» EXTRACTED DATA
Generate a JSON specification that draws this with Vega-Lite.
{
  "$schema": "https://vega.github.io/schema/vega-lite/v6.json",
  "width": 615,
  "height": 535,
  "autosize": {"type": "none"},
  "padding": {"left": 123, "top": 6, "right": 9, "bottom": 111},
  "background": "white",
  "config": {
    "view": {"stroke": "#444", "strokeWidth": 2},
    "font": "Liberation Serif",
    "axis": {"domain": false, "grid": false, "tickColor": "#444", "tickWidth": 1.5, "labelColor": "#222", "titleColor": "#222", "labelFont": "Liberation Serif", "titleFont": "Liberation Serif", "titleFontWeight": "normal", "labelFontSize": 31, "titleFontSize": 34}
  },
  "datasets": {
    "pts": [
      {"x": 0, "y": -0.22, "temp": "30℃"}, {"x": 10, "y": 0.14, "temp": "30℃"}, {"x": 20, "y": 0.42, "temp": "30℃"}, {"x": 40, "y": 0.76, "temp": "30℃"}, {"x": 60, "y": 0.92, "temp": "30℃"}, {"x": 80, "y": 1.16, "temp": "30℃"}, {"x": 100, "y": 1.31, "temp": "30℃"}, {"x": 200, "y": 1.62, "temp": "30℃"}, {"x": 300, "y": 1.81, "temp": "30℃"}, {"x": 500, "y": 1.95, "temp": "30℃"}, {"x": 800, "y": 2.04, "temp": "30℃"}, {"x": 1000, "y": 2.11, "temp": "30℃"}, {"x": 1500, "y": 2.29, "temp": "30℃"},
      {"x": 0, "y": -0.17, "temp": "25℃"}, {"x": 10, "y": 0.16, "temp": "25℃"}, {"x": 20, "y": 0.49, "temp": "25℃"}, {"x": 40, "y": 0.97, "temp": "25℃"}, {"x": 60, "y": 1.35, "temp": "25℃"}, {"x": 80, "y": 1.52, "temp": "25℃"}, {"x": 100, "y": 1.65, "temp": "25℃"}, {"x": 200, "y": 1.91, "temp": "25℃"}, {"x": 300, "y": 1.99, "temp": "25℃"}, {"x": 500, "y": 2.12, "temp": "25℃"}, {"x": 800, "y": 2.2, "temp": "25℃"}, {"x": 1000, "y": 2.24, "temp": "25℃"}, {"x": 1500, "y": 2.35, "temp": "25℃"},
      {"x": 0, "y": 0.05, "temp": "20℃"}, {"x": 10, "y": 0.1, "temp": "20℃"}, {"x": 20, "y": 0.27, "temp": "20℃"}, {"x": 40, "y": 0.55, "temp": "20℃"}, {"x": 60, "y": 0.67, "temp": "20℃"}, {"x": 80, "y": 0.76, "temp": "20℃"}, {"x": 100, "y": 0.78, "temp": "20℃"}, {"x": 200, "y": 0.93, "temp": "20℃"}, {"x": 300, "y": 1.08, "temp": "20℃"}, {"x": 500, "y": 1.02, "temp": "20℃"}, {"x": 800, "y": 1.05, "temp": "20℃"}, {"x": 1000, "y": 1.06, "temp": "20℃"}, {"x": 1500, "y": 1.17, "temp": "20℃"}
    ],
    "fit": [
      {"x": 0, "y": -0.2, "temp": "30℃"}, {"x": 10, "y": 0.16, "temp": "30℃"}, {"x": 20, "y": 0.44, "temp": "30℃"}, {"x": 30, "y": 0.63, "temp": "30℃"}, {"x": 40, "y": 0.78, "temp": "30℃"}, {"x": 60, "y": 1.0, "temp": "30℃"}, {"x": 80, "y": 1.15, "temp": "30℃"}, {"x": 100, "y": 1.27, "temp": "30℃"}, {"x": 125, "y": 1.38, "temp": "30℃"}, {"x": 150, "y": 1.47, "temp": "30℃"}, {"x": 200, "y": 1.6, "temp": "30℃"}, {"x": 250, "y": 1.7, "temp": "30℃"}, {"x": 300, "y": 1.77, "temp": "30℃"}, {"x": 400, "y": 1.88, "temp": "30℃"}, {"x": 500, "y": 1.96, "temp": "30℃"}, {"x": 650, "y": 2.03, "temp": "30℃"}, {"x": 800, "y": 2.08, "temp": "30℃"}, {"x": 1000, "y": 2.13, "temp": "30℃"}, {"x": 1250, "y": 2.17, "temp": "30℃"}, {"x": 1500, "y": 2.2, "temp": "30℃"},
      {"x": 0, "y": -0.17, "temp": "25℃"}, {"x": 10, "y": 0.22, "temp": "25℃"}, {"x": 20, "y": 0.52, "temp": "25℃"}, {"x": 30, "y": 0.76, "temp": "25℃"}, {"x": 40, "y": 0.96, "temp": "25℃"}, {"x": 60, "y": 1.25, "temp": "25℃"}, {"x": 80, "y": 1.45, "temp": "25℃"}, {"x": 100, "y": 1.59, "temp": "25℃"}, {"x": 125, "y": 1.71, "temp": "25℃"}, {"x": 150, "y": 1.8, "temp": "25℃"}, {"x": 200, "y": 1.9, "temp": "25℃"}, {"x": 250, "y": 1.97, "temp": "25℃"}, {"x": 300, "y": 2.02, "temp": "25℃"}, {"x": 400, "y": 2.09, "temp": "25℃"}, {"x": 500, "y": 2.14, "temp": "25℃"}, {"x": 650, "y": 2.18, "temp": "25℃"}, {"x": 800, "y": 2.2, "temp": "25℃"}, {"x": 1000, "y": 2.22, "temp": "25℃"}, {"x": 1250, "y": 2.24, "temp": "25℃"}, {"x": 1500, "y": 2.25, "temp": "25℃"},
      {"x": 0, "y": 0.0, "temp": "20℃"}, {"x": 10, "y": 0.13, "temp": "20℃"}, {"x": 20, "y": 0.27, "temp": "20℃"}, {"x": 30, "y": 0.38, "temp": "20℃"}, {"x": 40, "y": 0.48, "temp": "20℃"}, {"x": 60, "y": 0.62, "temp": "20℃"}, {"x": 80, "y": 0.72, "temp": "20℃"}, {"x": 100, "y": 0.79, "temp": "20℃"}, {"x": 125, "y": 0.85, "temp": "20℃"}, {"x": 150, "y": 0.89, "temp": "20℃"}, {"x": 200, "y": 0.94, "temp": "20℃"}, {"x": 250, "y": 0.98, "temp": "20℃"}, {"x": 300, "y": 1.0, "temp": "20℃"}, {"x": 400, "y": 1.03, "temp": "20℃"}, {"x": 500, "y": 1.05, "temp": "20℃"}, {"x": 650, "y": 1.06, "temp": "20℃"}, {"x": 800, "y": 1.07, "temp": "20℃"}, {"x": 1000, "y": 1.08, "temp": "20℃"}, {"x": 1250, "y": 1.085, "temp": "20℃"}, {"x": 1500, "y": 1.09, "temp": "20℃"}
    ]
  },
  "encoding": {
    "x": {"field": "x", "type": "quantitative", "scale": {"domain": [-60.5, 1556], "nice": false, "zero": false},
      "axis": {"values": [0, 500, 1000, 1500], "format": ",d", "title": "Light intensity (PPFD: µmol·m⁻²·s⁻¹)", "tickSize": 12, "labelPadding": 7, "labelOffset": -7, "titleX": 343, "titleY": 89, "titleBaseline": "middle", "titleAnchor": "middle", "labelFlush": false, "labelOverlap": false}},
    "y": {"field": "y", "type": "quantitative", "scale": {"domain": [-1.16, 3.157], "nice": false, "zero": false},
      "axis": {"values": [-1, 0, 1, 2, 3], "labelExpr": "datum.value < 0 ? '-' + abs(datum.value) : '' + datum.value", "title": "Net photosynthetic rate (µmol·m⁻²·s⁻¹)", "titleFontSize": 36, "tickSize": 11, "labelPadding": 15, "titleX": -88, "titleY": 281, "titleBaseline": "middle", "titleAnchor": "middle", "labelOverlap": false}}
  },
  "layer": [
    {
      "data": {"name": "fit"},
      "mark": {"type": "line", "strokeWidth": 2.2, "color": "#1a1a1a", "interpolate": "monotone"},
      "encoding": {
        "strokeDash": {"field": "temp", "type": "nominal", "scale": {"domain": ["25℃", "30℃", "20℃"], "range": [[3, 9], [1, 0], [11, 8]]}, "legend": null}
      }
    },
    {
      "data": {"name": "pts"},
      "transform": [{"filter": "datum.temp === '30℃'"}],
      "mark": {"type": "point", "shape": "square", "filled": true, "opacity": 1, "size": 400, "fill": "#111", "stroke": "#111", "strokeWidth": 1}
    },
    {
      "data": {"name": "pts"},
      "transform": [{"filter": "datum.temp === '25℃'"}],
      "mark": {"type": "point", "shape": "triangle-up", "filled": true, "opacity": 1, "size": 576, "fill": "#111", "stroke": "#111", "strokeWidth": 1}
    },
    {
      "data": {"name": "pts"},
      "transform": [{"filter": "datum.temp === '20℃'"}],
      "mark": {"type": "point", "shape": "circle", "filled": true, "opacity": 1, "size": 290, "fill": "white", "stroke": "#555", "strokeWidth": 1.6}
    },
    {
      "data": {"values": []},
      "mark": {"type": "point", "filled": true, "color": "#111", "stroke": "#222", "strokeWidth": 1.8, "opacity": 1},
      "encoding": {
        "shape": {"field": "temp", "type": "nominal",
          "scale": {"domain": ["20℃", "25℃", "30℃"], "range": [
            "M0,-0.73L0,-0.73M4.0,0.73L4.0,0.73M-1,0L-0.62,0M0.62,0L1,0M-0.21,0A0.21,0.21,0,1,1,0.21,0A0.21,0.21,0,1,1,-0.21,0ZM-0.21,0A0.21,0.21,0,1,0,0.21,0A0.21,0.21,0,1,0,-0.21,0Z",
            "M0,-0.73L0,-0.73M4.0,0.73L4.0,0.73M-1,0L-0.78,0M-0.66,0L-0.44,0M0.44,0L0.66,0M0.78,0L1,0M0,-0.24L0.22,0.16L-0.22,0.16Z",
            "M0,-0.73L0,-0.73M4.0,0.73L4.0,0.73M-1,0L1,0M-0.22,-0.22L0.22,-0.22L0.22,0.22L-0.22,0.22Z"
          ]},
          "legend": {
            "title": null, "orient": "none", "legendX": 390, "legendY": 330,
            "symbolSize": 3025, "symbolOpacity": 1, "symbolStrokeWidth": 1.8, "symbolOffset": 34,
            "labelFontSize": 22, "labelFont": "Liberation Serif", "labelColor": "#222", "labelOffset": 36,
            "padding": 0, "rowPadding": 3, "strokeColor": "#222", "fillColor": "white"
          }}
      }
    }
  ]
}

...

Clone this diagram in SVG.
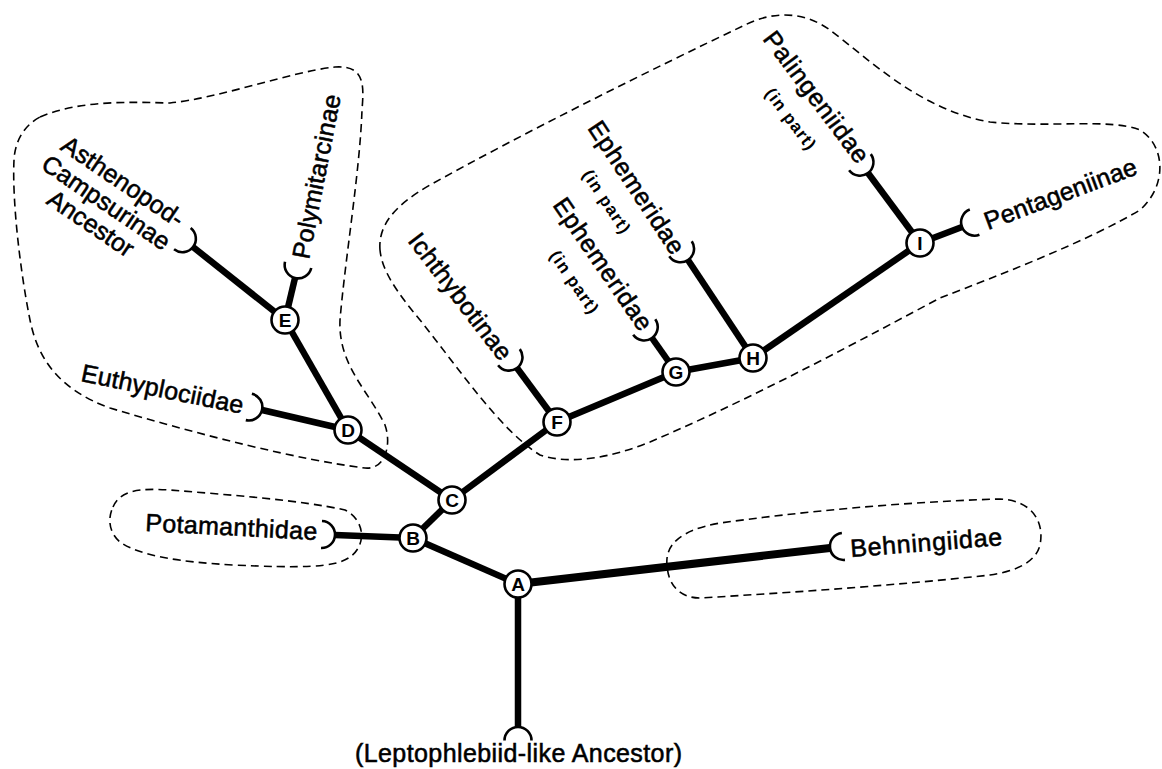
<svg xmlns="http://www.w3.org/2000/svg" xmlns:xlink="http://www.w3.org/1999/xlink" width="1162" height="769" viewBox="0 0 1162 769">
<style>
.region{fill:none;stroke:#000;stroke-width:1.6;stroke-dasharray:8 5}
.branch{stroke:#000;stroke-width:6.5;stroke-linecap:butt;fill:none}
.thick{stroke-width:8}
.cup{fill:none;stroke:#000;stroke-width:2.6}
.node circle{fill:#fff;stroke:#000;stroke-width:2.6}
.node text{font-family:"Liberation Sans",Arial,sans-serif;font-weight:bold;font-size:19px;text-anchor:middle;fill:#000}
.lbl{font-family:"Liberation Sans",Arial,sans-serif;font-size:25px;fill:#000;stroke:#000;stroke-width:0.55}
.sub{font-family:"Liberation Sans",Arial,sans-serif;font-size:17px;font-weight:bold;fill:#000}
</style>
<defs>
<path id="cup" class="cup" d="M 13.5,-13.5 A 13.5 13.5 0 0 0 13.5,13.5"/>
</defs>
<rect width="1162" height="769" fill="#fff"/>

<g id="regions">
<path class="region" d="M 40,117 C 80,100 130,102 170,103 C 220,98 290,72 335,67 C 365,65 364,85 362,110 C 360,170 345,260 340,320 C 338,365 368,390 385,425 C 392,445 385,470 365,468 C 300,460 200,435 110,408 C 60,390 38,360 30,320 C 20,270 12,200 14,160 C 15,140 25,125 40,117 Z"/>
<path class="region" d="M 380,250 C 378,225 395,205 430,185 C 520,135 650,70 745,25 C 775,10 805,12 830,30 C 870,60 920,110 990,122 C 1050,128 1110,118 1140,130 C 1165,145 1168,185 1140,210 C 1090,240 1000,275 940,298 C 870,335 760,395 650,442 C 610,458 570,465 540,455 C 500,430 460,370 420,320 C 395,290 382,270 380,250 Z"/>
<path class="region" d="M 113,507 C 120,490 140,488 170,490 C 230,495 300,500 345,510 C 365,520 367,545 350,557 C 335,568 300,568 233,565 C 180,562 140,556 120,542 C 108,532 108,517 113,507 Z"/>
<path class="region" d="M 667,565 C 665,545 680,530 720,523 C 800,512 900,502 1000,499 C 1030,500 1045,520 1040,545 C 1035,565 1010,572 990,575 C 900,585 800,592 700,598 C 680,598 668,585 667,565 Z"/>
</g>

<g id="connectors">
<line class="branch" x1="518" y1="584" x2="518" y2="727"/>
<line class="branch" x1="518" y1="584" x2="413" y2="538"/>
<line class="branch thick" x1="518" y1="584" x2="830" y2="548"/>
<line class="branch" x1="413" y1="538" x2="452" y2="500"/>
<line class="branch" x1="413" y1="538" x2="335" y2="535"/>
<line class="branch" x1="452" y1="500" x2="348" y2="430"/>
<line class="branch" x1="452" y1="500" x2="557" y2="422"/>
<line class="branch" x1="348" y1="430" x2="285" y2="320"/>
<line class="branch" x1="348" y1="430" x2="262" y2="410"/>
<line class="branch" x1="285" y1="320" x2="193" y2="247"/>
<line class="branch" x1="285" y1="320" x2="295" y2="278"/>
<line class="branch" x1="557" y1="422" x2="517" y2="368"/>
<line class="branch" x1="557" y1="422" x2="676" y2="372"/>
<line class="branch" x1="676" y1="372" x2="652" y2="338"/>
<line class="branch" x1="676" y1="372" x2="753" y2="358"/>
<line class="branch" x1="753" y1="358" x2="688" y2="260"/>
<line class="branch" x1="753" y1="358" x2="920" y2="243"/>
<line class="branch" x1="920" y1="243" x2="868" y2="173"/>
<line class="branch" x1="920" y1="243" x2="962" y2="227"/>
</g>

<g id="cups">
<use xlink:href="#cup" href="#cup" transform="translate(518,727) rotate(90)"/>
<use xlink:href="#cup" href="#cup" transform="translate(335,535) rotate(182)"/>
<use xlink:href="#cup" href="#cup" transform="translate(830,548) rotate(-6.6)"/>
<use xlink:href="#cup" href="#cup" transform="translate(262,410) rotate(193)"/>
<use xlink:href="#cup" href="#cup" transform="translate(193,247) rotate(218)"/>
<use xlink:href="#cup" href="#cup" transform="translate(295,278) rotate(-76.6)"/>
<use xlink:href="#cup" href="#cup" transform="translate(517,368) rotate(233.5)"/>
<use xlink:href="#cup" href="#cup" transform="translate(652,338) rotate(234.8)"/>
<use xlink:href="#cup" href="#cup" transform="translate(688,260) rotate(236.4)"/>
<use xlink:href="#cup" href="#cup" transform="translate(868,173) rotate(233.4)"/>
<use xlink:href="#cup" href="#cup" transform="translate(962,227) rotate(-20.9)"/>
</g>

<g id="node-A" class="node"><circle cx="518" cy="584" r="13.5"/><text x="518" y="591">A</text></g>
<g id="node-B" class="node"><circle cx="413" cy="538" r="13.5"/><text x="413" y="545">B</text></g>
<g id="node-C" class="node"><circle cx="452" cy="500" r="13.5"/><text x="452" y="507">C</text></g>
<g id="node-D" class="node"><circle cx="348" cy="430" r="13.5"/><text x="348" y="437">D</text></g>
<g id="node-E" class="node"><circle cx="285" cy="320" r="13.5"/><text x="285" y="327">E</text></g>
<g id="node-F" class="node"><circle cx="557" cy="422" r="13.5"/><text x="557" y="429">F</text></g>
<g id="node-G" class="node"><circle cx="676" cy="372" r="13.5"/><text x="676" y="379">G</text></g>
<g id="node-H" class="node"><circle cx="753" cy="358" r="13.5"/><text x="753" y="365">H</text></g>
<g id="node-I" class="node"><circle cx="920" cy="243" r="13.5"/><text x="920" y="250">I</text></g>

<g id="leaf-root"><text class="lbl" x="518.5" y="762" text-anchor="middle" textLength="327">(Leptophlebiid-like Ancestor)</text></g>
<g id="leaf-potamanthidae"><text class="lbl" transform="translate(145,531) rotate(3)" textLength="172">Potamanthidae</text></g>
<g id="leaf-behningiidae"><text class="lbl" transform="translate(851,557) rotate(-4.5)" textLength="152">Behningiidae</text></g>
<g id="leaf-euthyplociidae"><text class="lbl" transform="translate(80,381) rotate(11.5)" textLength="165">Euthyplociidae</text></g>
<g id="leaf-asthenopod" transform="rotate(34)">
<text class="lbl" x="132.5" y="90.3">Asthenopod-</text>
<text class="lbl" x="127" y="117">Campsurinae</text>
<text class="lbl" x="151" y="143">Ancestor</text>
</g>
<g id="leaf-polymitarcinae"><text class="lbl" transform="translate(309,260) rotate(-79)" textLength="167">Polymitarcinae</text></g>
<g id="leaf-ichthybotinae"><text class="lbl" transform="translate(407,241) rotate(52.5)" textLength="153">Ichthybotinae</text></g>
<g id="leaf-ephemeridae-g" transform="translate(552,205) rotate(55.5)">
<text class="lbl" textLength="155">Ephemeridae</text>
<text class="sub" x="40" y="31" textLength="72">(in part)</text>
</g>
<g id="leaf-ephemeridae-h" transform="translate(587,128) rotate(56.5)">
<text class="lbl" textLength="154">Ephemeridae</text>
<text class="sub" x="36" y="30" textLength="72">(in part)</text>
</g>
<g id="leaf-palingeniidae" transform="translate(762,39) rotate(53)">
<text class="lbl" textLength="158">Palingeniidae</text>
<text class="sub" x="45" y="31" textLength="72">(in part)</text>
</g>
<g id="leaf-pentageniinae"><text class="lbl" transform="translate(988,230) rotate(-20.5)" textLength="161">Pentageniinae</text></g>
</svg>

» EXERCISE GOAL
Copy out every line of the material above that mentions the word "this".

» TASK SOLUTION
Generate a JSON specification that draws this with Vega-Lite.
Clone this diagram in SVG.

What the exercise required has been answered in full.